Engagement rate matters more than subscriber count. A creator with 75,000 subscribers and 5% engagement will outperform a creator with 300,000 subscribers and 1.5% engagement on most credit card campaigns. The engaged audience is more likely to actually apply.

Geographic targeting is important for credit cards. If you don't offer your product in certain states or have different approval criteria by region, make sure your creator partnerships align. A creator with 60% international audience isn't ideal for a US-only credit card offer.

Budget Allocation and Pricing

Credit card companies should expect to pay premium rates for finance creator partnerships. The conversion rates justify the higher CPMs, but budget accordingly.

Finance creators typically command $75-200 CPM on sponsored content. For a creator averaging 100,000 views per video, budget $7,500-20,000 for a mid-roll integration. Dedicated videos about your card will cost 2-4x that amount but often deliver proportionally better results.

Multi-month partnerships provide better rates than one-off deals. If you're committing to 3-6 months of content, most creators will negotiate 15-25% off their standard rates. The consistency benefits both parties.

Don't cheap out on usage rights. Most credit card companies want to repurpose successful creator content in other marketing channels. Plan for additional usage fees upfront rather than negotiating after the content performs well.

Long-term Partnership Strategy

The credit card companies seeing the best results from YouTube creator partnerships are thinking beyond individual campaigns. They're building multi-year relationships with creators who become genuine brand advocates.

Annual partnership agreements work particularly well. Instead of negotiating individual deals throughout the year, lock in 12 months of content at agreed-upon rates. This gives creators income predictability and gives you consistent presence in their content calendar.

Co-create content that provides value beyond the promotion. Partner with creators on educational series about credit building, travel hacking guides, or rewards optimization strategies. This content performs well for the creator while positioning your brand as helpful rather than pushy.

Consider exclusive partnerships with your highest-performing creator relationships. A creator who consistently delivers quality applications at good rates is worth protecting from competitor partnerships. Exclusivity typically costs 30-50% more but prevents your best partnerships from working with competing card companies.

Frequently Asked Questions

What's the average CPM for credit card sponsorships on finance YouTube?

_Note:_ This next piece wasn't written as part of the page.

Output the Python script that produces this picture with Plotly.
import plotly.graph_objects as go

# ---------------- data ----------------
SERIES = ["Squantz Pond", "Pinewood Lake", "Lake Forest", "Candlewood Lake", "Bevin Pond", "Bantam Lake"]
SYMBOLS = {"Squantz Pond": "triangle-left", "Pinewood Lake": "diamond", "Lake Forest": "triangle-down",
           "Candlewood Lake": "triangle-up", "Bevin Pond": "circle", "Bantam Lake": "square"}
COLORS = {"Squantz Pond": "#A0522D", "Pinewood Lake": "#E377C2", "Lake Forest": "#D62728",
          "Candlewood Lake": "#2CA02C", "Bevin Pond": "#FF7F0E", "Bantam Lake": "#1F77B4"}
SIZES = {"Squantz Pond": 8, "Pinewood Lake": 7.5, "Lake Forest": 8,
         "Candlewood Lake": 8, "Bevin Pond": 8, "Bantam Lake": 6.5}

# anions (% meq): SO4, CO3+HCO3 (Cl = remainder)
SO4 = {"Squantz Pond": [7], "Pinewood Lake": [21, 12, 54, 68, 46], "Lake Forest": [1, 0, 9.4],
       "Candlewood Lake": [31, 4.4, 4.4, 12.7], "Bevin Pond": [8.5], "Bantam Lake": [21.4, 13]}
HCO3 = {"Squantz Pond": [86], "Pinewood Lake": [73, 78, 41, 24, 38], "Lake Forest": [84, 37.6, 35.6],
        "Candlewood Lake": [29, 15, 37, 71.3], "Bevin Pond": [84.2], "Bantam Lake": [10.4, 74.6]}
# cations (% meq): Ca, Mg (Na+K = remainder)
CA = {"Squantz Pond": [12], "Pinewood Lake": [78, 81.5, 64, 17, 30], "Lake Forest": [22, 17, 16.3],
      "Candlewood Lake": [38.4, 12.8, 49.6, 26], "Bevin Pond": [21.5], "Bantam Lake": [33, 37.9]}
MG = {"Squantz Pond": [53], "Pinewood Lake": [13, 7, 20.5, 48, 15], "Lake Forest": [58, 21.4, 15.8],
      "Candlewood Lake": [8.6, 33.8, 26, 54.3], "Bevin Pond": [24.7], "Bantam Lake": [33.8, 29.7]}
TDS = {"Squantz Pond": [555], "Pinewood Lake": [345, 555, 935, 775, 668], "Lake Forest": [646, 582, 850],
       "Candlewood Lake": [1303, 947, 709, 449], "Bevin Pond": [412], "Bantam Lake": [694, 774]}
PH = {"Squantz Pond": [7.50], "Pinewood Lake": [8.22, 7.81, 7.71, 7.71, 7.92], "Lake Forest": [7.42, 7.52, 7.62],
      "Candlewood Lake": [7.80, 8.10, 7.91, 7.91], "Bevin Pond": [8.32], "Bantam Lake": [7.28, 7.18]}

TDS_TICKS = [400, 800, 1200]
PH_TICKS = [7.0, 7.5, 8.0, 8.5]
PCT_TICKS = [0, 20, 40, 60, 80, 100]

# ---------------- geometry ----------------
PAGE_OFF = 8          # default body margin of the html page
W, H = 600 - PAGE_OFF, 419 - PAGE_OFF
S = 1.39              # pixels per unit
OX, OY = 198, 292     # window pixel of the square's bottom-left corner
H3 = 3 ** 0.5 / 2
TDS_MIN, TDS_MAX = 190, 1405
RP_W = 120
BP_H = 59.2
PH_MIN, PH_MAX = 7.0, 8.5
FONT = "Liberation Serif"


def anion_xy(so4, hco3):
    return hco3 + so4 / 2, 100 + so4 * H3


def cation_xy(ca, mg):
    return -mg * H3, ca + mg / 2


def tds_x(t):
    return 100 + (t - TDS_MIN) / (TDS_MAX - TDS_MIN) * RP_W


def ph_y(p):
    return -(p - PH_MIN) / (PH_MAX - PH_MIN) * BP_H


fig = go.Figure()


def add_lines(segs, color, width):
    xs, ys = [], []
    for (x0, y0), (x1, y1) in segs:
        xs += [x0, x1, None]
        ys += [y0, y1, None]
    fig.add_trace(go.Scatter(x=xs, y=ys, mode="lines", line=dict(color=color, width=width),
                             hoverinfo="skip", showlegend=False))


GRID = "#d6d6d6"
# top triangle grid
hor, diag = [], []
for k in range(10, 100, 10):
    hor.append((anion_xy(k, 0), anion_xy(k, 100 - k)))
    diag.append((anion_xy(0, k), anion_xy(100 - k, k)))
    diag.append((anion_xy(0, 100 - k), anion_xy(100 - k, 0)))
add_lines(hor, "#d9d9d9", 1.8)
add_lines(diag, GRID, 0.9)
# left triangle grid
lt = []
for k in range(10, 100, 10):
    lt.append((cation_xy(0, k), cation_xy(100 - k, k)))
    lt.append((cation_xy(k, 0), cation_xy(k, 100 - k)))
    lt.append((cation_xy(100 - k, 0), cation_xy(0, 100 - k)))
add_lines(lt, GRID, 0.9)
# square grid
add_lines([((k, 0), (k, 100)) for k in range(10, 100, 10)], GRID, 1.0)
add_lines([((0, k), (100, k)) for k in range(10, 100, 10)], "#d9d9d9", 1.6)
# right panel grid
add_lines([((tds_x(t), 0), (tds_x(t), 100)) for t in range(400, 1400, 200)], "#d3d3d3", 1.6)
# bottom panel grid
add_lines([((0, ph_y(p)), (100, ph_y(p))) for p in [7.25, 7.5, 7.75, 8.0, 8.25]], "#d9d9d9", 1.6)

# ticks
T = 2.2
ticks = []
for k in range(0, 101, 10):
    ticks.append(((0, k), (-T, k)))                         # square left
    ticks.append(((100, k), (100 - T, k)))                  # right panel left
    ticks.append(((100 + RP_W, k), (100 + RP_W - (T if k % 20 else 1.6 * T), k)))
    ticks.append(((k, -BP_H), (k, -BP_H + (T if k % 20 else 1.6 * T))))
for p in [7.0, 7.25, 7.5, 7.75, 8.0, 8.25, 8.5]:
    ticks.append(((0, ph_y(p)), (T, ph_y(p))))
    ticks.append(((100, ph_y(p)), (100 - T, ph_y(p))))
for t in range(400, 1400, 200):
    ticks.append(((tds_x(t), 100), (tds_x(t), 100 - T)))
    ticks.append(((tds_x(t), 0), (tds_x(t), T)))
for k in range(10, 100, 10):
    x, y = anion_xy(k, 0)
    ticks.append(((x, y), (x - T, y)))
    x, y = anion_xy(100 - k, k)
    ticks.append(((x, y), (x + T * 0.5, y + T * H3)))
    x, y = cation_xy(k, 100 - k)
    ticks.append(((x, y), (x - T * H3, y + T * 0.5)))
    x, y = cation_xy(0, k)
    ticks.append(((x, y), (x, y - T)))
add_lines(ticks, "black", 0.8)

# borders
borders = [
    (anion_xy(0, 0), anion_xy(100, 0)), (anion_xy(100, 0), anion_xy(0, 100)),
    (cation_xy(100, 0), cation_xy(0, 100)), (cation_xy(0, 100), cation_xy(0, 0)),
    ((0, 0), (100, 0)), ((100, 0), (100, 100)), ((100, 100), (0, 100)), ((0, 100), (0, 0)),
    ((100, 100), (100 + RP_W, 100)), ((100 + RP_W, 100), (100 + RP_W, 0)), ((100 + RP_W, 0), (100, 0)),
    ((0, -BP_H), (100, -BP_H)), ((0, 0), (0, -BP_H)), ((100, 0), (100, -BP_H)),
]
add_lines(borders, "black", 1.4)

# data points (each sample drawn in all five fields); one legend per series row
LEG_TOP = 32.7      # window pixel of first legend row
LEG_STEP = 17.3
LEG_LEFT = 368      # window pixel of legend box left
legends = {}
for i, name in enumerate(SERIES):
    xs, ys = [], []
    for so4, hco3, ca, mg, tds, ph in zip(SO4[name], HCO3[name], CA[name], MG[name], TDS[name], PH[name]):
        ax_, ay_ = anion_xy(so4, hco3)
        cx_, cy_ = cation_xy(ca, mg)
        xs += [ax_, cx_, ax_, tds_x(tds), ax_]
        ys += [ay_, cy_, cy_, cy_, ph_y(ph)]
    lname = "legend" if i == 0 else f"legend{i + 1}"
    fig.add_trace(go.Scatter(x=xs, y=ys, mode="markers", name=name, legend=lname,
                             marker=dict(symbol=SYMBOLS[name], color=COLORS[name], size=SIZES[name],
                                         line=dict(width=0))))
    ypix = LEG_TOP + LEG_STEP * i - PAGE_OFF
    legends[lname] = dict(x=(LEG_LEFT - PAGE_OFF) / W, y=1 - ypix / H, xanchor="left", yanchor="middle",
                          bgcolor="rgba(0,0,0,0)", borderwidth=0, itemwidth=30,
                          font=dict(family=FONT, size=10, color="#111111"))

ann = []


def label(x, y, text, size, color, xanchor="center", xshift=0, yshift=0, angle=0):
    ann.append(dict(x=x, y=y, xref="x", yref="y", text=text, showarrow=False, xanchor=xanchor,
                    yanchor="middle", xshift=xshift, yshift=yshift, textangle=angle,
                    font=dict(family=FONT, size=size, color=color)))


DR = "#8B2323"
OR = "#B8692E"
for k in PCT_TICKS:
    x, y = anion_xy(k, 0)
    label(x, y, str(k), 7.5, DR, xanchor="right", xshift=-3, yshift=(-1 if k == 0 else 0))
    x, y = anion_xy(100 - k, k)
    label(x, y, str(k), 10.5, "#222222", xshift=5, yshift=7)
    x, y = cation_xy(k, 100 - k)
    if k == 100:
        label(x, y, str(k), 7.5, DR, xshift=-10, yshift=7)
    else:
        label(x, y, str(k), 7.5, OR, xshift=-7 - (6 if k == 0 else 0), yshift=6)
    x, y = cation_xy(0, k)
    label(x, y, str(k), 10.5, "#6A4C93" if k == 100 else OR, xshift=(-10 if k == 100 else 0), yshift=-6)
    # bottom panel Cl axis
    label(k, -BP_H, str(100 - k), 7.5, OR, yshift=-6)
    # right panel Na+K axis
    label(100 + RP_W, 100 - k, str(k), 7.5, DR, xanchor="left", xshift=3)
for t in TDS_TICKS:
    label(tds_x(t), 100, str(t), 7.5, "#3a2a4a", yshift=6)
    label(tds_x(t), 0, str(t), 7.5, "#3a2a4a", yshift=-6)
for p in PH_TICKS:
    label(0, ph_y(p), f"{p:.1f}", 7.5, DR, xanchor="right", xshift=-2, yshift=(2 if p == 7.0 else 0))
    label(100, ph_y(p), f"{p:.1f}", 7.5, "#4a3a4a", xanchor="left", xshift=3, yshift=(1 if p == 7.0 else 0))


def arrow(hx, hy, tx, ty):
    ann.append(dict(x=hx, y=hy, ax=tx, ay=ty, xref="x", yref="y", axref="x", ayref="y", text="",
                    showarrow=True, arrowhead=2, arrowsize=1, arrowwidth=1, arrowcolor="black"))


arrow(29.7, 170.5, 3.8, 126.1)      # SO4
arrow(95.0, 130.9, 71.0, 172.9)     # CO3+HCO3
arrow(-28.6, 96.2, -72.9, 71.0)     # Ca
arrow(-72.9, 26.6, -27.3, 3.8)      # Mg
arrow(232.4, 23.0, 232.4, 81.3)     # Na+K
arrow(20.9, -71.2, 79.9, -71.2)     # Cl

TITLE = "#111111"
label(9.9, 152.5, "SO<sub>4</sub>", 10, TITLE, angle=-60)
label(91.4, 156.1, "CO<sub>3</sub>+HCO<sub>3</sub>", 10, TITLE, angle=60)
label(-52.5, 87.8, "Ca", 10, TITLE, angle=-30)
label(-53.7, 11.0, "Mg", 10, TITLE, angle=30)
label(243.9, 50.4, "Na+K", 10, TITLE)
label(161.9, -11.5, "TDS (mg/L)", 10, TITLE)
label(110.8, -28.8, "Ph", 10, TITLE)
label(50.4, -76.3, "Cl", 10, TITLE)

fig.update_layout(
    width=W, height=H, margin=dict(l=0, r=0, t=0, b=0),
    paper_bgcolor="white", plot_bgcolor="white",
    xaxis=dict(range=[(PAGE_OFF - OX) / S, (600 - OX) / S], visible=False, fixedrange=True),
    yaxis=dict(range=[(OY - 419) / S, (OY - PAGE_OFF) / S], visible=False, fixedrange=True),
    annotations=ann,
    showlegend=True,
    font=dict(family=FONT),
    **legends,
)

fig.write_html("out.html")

Credit card companies typically pay $75-200 CPM for finance creator sponsorships. A creator averaging 100,000 views should expect $7,500-20,000 for a mid-roll integration. Dedicated videos cost 2-4x more but often deliver proportionally better conversion rates.

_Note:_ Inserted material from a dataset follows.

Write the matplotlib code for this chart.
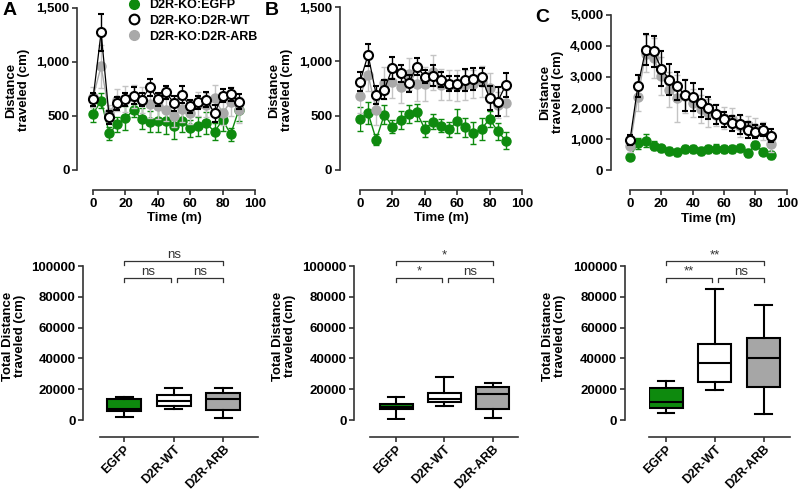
import numpy as np
import matplotlib
matplotlib.use("Agg")
import matplotlib.pyplot as plt
from matplotlib.lines import Line2D
from matplotlib.ticker import FuncFormatter

plt.rcParams['font.family'] = ['Liberation Sans', 'DejaVu Sans']
plt.rcParams['font.weight'] = 'bold'

# time course data (mean +- sem), 5 min bins
time = [0, 5, 10, 15, 20, 25, 30, 35, 40, 45, 50, 55, 60, 65, 70, 75, 80, 85, 90]

a_egfp = [517, 643, 340, 424, 480, 554, 476, 448, 458, 455, 411, 455, 387, 405, 433, 353, 464, 331, 557]
a_egfp_err = [70, 70, 60, 70, 110, 60, 100, 100, 110, 120, 120, 100, 80, 90, 100, 80, 100, 60, 100]
a_wt = [656, 1274, 486, 619, 656, 687, 650, 767, 656, 718, 619, 696, 588, 625, 650, 526, 687, 702, 634]
a_wt_err = [60, 170, 60, 60, 60, 80, 60, 80, 60, 60, 70, 80, 60, 60, 70, 80, 60, 60, 70]
a_arb = [674, 959, 526, 650, 656, 680, 650, 612, 588, 557, 504, 566, 526, 609, 603, 671, 526, 634, 557]
a_arb_err = [90, 200, 80, 100, 120, 110, 120, 130, 120, 100, 110, 120, 100, 110, 110, 120, 110, 130, 120]

b_egfp = [470, 523, 280, 510, 400, 461, 516, 532, 378, 443, 409, 375, 449, 393, 341, 378, 470, 357, 270]
b_egfp_err = [110, 100, 50, 90, 60, 80, 80, 80, 70, 70, 60, 70, 110, 90, 100, 100, 70, 80, 80]
b_wt = [815, 1061, 692, 741, 938, 891, 799, 953, 861, 870, 833, 793, 793, 830, 839, 855, 661, 630, 784]
b_wt_err = [90, 100, 80, 90, 100, 80, 80, 80, 60, 100, 70, 70, 70, 100, 100, 80, 110, 130, 110]
b_arb = [679, 876, 556, 802, 815, 768, 885, 793, 793, 901, 787, 784, 778, 784, 793, 815, 756, 600, 615]
b_arb_err = [150, 150, 140, 150, 150, 150, 150, 160, 160, 160, 140, 140, 140, 140, 130, 140, 140, 120, 120]

c_egfp = [447, 872, 957, 798, 713, 628, 585, 681, 681, 628, 681, 702, 681, 681, 734, 553, 819, 606, 500]
c_egfp_err = [60, 180, 220, 150, 110, 120, 110, 120, 130, 130, 130, 140, 130, 130, 120, 120, 110, 110, 140]
c_wt = [979, 2703, 3873, 3820, 3266, 2915, 2703, 2415, 2362, 2170, 1990, 1798, 1639, 1511, 1479, 1298, 1245, 1298, 1117]
c_wt_err = [150, 350, 500, 500, 550, 500, 450, 500, 450, 450, 350, 300, 250, 250, 300, 250, 200, 200, 200]
c_arb = [798, 2362, 3745, 3607, 3032, 2596, 2309, 2383, 2170, 1958, 1830, 1777, 1670, 1639, 1426, 1458, 1373, 1266, 851]
c_arb_err = [200, 450, 600, 650, 600, 550, 750, 550, 450, 450, 450, 350, 350, 350, 350, 300, 300, 300, 250]

# total distance box stats: whislo, q1, med, q3, whishi
groups = ['EGFP', 'D2R-WT', 'D2R-ARB']
a_box = [[2200, 5600, 7100, 13400, 15100],
         [7400, 9100, 12300, 16000, 21000],
         [1500, 6500, 13400, 17700, 20500]]
b_box = [[500, 7000, 8700, 10200, 14700],
         [9300, 11500, 13600, 17700, 27700],
         [1500, 7100, 16700, 21200, 23800]]
c_box = [[4500, 7800, 11500, 20600, 25300],
         [19700, 24500, 37000, 49100, 85300],
         [3900, 21600, 40000, 53500, 74700]]
a_sig = ['ns', 'ns', 'ns']   # 0-1, 1-2, 0-2
b_sig = ['*', 'ns', '*']
c_sig = ['**', 'ns', '**']

legend_labels = ['D2R-KO:EGFP', 'D2R-KO:D2R-WT', 'D2R-KO:D2R-ARB']

green = '#0e8a0e'
gray = '#a9a9a9'
gray_err = '#c4c4c4'
spine_c = '#333333'

fig = plt.figure(figsize=(8, 4.92), dpi=100)

def style(ax, left_off, bottom_off):
    for s in ['top', 'right']:
        ax.spines[s].set_visible(False)
    ax.spines['left'].set_position(('outward', left_off))
    ax.spines['bottom'].set_position(('outward', bottom_off))
    for s in ['left', 'bottom']:
        ax.spines[s].set_linewidth(1.2)
        ax.spines[s].set_color(spine_c)
    ax.tick_params(width=1.2, length=3.5, color=spine_c, labelsize=9.5, pad=2)

comma = FuncFormatter(lambda v, p: '{:,.0f}'.format(v))

def time_panel(rect, eg, eg_e, wt, wt_e, arb, arb_e, ymax, ystep, loff):
    ax = fig.add_axes(rect)
    style(ax, loff, 14.4)
    ax.errorbar(time, eg, yerr=eg_e, fmt='o-', color=green, ms=6.5, lw=1,
                elinewidth=1, capsize=2.5, capthick=1, zorder=2)
    ax.errorbar(time, arb, yerr=arb_e, fmt='o-', color=gray, ecolor=gray_err, ms=6.5,
                lw=1, elinewidth=1, capsize=2.5, capthick=1, zorder=3)
    ax.errorbar(time, wt, yerr=wt_e, fmt='o-', color='black', mfc='white', mec='black',
                mew=1.5, ms=6.5, lw=0.9, elinewidth=1, capsize=2.5, capthick=1, zorder=4)
    ax.set_xlim(0, 100)
    ax.set_ylim(0, ymax)
    ax.set_xticks([0, 20, 40, 60, 80, 100])
    ax.set_yticks(np.arange(0, ymax + 1, ystep))
    ax.yaxis.set_major_formatter(comma)
    ax.set_xlabel('Time (m)', fontsize=9.5, fontweight='bold', labelpad=2)
    ax.patch.set_alpha(0)
    for l in ax.get_lines():
        l.set_clip_on(False)
    return ax

axA = time_panel([0.11625, 0.6545, 0.2025, 0.3293], a_egfp, a_egfp_err, a_wt, a_wt_err,
                 a_arb, a_arb_err, 1500, 500, 11.5)
axB = time_panel([0.45, 0.6545, 0.2025, 0.331], b_egfp, b_egfp_err, b_wt, b_wt_err,
                 b_arb, b_arb_err, 1500, 500, 14.4)
axC = time_panel([0.7875, 0.6535, 0.196, 0.317], c_egfp, c_egfp_err, c_wt, c_wt_err,
                 c_arb, c_arb_err, 5000, 1000, 13.7)

handles = [Line2D([], [], ls='none', marker='o', ms=7, color=green),
           Line2D([], [], ls='none', marker='o', ms=7, mfc='white', mec='black', mew=1.5),
           Line2D([], [], ls='none', marker='o', ms=7, color=gray)]
fig.legend(handles, legend_labels, loc='upper left', bbox_to_anchor=(0.152, 1.012),
           frameon=False, prop={'size': 9, 'weight': 'bold'}, handletextpad=0.6,
           labelspacing=0.3, handlelength=1.2, borderaxespad=0)

fills = [green, 'white', '#a6a6a6']

def box_panel(rect, stats, sig, xlim, loff):
    ax = fig.add_axes(rect)
    style(ax, loff, 12.2)
    pos = np.arange(len(groups))
    bstats = []
    for g, s in zip(groups, stats):
        bstats.append({'label': g, 'whislo': s[0], 'q1': s[1], 'med': s[2],
                       'q3': s[3], 'whishi': s[4]})
    bp = ax.bxp(bstats, positions=pos, widths=0.68, showfliers=False, patch_artist=True,
                boxprops=dict(linewidth=1.5, edgecolor='black'),
                medianprops=dict(color='black', linewidth=1.5),
                whiskerprops=dict(linewidth=1.5), capprops=dict(linewidth=1.5),
                capwidths=0.34)
    for patch, c in zip(bp['boxes'], fills):
        patch.set_facecolor(c)
    ax.set_xlim(*xlim)
    ax.set_ylim(0, 100000)
    ax.set_yticks(np.arange(0, 100001, 20000))
    ax.set_xticks(pos)
    ax.set_xticklabels(groups, rotation=45, ha='right', rotation_mode='anchor',
                       fontsize=9, fontweight='bold')
    ax.tick_params(axis='x', pad=1)
    ax.patch.set_alpha(0)
    # significance brackets
    lo, hi, drop = 92000, 103000, 2200
    pairs = [(0, 0.95, lo), (1.07, 2, lo), (0, 2, hi)]
    for (x0, x1, y), txt in zip(pairs, sig):
        ax.plot([x0, x0, x1, x1], [y - drop, y, y, y - drop], color='#333333', lw=0.9,
                clip_on=False)
        ax.text((x0 + x1) / 2, y + 300, txt, ha='center', va='bottom', fontsize=9.5,
                fontweight='normal', color='#333333', clip_on=False)
    return ax

box_panel([0.125, 0.1463, 0.1975, 0.313], a_box, a_sig, (-0.49, 2.7), 12.2)
box_panel([0.4625, 0.1463, 0.185, 0.313], b_box, b_sig, (-0.54, 2.52), 11.5)
box_panel([0.811, 0.1463, 0.176, 0.313], c_box, c_sig, (-0.35, 2.53), 17.3)

# y labels
ylab_top = 'Distance\ntraveled (cm)'
ylab_bot = 'Total Distance\ntraveled (cm)'
for x, y, s in [(18, 90, ylab_top), (281, 90, ylab_top), (552, 92, ylab_top),
                (14, 336, ylab_bot), (284, 336, ylab_bot), (554, 336, ylab_bot)]:
    fig.text(x / 800, 1 - y / 492, s, rotation=90, ha='center', va='center',
             fontsize=9.5, fontweight='bold', linespacing=1.1)

# panel letters
for x, y, s in [(3, 2, 'A'), (265, 2, 'B'), (535, 9, 'C')]:
    fig.text(x / 800, 1 - y / 492, s, ha='left', va='top', fontsize=14, fontweight='bold')

fig.savefig('out.png', dpi=100)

How do credit card approval rates vary by creator partnership?

Approval rates vary dramatically by creator audience quality. Top-performing creator partnerships see 50-70% approval rates on applications generated. Poor audience-brand matches can see approval rates below 20%. Always track cost per qualified application, not just application volume.

What compliance requirements affect credit card YouTube sponsorships?

Credit card sponsorships must include disclosures about credit approval requirements, variable rates, and terms subject to change. Most finance creators familiar with financial partnerships understand these requirements and can incorporate them naturally into sponsored content without disrupting viewer experience.